Choppy waters for ocean shipping
What a difference a year makes. In March 2022, ocean freight rates were at record highs, with capacity straining under the weight of historic U.S. import demand. High inventories and economic uncertainty prompted importers to pull back over the summer months, and volumes slowed.
A spectacular rate collapse in the ocean freight market from Asia to the U.S. followed; freight rates are now below pre-pandemic levels on many trades — even below ocean carrier break-even levels — and import demand growth continues to slow.
Shippers and ocean carriers now find themselves in a familiar situation, reminiscent of the pre-2020 years marked by overcapacity and low rates that were favorable to shippers. The carriers, flush from the past two to three years of record profits, have new vessels on order that are expected to contribute to an overall net capacity increase of 8% to 9% globally and a continuation of overcapacity on most trades.
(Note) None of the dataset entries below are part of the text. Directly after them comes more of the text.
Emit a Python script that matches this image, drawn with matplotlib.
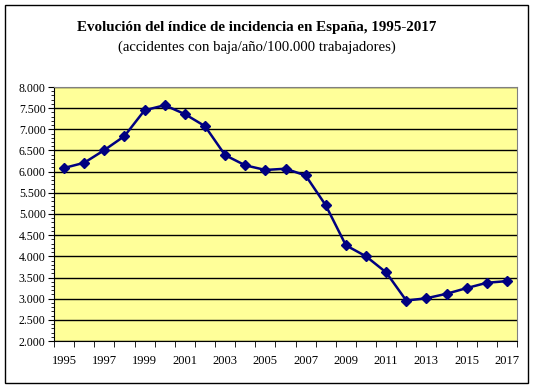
import numpy as np
import matplotlib.pyplot as plt
from matplotlib.patches import Rectangle
from matplotlib.ticker import MultipleLocator, FuncFormatter

plt.rcParams['font.family'] = ['Liberation Serif', 'DejaVu Serif']

# datos
anios = list(range(1995, 2018))
indice = [6087, 6210, 6510, 6840, 7450, 7570, 7360, 7075, 6390, 6150,
          6040, 6070, 5910, 5205, 4260, 4000, 3620, 2955, 3010, 3115,
          3250, 3375, 3415]
etiquetas = [str(a) if (a - 1995) % 2 == 0 else "" for a in anios]

fig = plt.figure(figsize=(5.37, 3.89), dpi=100)
W, H = 537, 389

# marco exterior
fig.patches.append(Rectangle((5 / W, 1 - 383 / H), 523 / W, 378 / H,
                             transform=fig.transFigure, fill=False,
                             edgecolor='black', linewidth=1.0))

ax = fig.add_axes([54 / W, 1 - 341 / H, 463 / W, 254 / H])
ax.set_facecolor('#FFFF99')

x = np.arange(len(anios))
ax.plot(x, indice, color='#000080', linewidth=1.8, marker='D',
        markersize=5, markerfacecolor='#000080', markeredgecolor='#000080',
        zorder=3)

ax.set_xlim(-0.5, len(anios) - 0.5)
ax.set_ylim(2000, 8000)

ax.yaxis.set_major_locator(MultipleLocator(500))
ax.yaxis.set_minor_locator(MultipleLocator(100))
ax.yaxis.set_major_formatter(FuncFormatter(lambda v, p: f"{int(v):,}".replace(",", ".")))
ax.grid(axis='y', which='major', color='black', linewidth=1.0)

ax.set_xticks(x)
ax.set_xticklabels(etiquetas)
ax.set_xticks(np.arange(-0.5, len(anios)), minor=True)
ax.tick_params(axis='x', which='major', length=0, pad=10, labelsize=9)
ax.tick_params(axis='x', which='minor', length=4, direction='out')
ax.tick_params(axis='y', which='major', length=4, direction='out', labelsize=8.5, pad=2)
ax.tick_params(axis='y', which='minor', length=2, direction='out')

for s in ['top', 'right']:
    ax.spines[s].set_color('#808080')
for s in ['left', 'bottom']:
    ax.spines[s].set_color('black')

fig.text(257 / W, 1 - 27 / H, "Evolución del índice de incidencia en España, 1995-2017",
         ha='center', va='center', fontsize=10.8, fontweight='bold')
fig.text(257 / W, 1 - 47 / H, "(accidentes con baja/año/100.000 trabajadores)",
         ha='center', va='center', fontsize=10.6)

fig.savefig("out.png", dpi=100)
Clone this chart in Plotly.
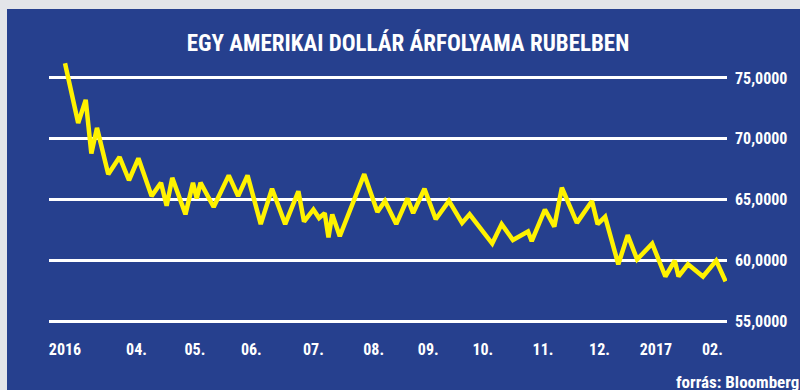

Within the past year, the Ocean Shipping Reform Act and consumer-focused positions taken by the Federal Maritime Commission have contributed to optimism among shippers; the current shipping environment seems, in many ways, more favorable to shippers than any in recent memory.
While the dynamic feels familiar, a variety of risks abound that define a new international shipping landscape. The impacts of COVID-19 disruptions — especially in China — and geopolitical concerns are prompting more shippers to diversify their sourcing where possible and consider near-shoring.
A long-awaited labor contract for U.S. West Coast ports has been under negotiation for a year, with no deal in sight; many shippers have shifted their routings to avoid West Coast uncertainty. Port congestion has improved significantly since volumes have slowed, but the pandemic volume surge revealed infrastructure vulnerabilities that threaten to disrupt supply chains in the future if left unaddressed.
The world’s two largest ocean carriers, Maersk and MSC, announced in January they will wind down their alliance over the next two years, and changes to the other two main shipping alliances, both formed in 2017, are expected to follow. Dissolution of the alliances would likely lead to carrier consolidation in the coming years, meaning even less competition on the supply side. MSC, now the largest and fastest growing global carrier, is positioned to dominate.
Diversification, always important, will play a critical role in the new landscape. Utilizing a variety of logistics providers, sourcing options and routing flexibility will be essential to maintaining a healthy, efficient supply chain. The past few years of supply chain extremes have proven that almost anything is possible and that long-term partnerships are still key to successful global trade.
Rachel Shames is vice president of pricing and procurement at CV International Inc., a freight forwarder, customs broker and non-vessel-operating common carrier headquartered in Norfolk.